Can God Use You if You’re in a Bad Mood?
Yes.
Paul was “grieved” by the actions of an evil spirit in Acts 16:16-18. This is the same Greek word translated grieved in Acts 4:2, where the priests, the captain of the temple and the Sadducees were grieved that the apostles were preaching the resurrection of the dead through Jesus. Other translations render that word in Acts 16:18 as annoyed, greatly annoyed, exasperated, and sore troubled. However you want to express it, Paul was in a bad mood, but he commanded the spirit to come out in the name of Jesus Christ and it left.
Elijah was “subject to like passions as we are” (James 5:17-18), but that didn’t stop him from performing miracles.
In Mark 3:1-5, Jesus was grieved because of the hardness of the hearts of the people in the synagogue, but he told the man with the withered hand to stretch forth his hand, and the man was healed.
I don’t think anyone could think Jesus wasn’t in a bad mood in the account below, but He healed blind and lame people anyway!
Matthew 21:12-14:
And Jesus went into the temple of God, and cast out all them that sold and bought in the temple, and overthrew the tables of the moneychangers, and the seats of them that sold doves,
And said unto them, It is written, My house shall be called the house of prayer; but ye have made it a den of thieves.
And the blind and the lame came to him in the temple; and he healed them.
We are to do the works Jesus did (John 14:12). If He could minister healing when He was upset, so can we! Your authority is based on the Word, not on your emotions.

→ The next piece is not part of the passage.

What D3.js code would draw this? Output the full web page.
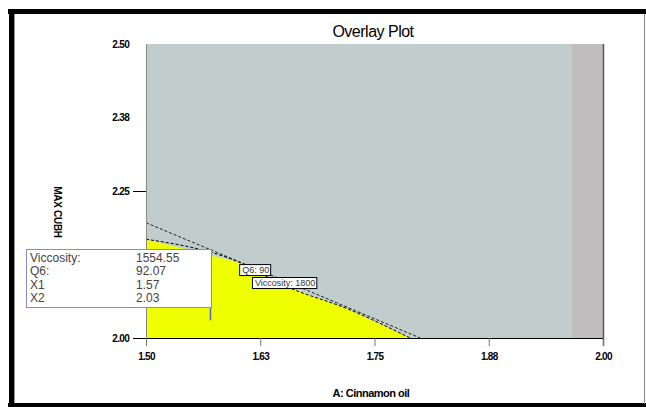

When it comes to spiritual gifts, God uses you in them completely by grace. That means that your performance, your conduct and your track record with God so far has nothing to do with them. Nothing in Scripture hints that you can’t be used in spiritual gifts if you got into a spat with someone before the service. In fact, I’ve heard a couple preachers testify that they got into a fight with their wives before the service and yet there was a wonderful move of the Spirit through them. One asked God how he could have done that and he said that God told him it was just a reminder that it wasn’t “him” doing what the Spirit did.